▶ Raw data:
<<<<

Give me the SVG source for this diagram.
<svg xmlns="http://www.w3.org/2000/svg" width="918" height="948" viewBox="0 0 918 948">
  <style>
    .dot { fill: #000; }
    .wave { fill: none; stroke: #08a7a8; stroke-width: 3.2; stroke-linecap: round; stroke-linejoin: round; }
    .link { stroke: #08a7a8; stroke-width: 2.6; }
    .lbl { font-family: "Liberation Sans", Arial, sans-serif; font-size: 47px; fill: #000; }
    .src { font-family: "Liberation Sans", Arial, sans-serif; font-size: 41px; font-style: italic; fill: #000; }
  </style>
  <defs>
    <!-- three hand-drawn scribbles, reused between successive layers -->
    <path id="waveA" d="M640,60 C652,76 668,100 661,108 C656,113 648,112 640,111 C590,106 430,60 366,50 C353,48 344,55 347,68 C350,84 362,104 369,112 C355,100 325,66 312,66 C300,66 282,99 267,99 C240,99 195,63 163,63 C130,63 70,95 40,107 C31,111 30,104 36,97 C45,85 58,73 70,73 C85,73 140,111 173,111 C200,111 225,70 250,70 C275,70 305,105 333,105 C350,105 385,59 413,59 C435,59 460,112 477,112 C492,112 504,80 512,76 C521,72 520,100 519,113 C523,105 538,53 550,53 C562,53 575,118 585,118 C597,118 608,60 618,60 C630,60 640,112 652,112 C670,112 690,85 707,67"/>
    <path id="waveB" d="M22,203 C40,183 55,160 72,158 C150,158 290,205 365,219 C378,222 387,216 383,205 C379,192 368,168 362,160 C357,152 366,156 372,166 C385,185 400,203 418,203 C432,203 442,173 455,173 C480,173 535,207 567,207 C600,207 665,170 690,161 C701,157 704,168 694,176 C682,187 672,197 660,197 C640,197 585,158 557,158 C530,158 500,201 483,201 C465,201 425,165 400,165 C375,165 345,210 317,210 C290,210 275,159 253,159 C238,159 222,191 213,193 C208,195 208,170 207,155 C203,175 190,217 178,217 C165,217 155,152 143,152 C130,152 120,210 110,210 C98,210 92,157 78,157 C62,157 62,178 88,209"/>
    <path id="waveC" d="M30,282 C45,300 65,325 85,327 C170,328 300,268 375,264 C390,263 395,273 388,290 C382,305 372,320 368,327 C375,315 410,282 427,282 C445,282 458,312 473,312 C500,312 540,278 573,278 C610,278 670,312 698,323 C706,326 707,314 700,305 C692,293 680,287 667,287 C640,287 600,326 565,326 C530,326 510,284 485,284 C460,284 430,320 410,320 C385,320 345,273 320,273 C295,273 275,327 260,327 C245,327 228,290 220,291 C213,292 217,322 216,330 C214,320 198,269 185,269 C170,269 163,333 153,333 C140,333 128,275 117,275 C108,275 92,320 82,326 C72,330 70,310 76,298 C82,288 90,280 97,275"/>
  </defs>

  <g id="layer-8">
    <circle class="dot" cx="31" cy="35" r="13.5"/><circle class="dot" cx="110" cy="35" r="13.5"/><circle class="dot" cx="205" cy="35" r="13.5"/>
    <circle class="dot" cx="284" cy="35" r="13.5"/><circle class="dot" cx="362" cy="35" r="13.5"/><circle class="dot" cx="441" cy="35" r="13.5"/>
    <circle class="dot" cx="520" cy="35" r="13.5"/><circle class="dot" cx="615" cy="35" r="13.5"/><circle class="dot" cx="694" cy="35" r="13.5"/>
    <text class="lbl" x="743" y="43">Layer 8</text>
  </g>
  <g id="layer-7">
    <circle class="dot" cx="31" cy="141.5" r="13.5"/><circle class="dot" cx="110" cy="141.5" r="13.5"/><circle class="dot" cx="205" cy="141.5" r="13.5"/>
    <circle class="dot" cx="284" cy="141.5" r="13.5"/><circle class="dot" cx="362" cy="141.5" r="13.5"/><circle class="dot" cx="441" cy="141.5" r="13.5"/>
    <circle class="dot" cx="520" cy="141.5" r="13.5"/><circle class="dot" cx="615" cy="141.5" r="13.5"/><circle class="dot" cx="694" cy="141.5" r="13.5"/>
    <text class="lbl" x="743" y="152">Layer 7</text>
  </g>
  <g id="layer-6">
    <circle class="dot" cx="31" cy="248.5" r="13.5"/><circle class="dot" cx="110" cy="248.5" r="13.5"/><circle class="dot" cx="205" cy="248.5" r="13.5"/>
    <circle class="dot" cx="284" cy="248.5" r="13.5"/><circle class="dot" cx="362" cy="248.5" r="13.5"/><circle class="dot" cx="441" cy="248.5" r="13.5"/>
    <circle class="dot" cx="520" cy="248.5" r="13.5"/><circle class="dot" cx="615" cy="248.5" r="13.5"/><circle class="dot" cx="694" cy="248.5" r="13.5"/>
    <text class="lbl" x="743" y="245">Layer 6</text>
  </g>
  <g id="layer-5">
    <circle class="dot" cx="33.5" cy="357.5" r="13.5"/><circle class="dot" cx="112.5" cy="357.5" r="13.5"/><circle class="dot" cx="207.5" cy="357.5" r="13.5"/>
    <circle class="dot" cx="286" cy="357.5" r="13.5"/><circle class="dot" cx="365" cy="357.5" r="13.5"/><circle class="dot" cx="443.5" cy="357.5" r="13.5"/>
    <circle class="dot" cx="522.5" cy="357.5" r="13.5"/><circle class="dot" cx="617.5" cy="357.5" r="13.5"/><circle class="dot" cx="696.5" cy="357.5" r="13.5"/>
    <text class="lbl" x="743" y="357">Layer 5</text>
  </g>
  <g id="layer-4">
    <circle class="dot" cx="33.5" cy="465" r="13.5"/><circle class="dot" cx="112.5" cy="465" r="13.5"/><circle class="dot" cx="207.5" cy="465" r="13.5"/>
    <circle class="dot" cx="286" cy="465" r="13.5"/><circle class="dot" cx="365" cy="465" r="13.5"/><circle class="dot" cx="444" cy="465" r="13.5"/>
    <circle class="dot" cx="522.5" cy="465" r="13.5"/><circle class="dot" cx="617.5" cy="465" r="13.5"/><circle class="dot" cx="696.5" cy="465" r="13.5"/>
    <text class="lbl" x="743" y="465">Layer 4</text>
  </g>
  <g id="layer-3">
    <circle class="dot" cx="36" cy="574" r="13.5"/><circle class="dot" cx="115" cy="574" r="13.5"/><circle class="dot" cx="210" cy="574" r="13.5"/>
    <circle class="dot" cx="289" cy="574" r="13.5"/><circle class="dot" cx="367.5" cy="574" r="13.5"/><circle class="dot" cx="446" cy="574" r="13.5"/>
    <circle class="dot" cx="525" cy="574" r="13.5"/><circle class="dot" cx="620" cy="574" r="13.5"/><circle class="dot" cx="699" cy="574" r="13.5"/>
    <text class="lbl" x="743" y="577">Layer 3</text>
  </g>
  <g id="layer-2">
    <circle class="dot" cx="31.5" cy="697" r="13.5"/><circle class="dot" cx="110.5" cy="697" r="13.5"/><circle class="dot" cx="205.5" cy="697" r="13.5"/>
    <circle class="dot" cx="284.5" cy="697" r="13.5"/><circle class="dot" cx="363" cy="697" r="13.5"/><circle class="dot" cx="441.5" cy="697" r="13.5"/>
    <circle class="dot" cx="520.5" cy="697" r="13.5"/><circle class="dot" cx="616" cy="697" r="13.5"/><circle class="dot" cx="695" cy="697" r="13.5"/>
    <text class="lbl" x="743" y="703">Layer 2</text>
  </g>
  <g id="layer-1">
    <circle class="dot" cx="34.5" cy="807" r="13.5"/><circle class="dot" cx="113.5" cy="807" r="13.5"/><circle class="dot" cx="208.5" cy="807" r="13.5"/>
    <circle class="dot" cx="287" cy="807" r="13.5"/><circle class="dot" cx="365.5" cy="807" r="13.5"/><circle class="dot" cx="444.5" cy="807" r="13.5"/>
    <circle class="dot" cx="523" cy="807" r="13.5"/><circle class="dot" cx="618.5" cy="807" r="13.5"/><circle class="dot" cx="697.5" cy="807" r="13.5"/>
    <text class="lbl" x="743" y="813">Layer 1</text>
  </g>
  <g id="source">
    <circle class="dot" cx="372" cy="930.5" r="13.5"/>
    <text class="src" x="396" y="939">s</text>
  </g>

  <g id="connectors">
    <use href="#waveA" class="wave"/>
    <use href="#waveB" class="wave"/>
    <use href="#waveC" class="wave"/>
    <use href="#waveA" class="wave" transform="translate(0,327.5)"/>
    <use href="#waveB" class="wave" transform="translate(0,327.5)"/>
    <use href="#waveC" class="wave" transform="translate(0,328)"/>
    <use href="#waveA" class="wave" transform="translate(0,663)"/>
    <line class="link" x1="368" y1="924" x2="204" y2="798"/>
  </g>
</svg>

>>>>

▶ To do: Copy every line of the listing that contains the word "source".

▶ Response below:
Give me the SVG source for this diagram.
  <g id="source">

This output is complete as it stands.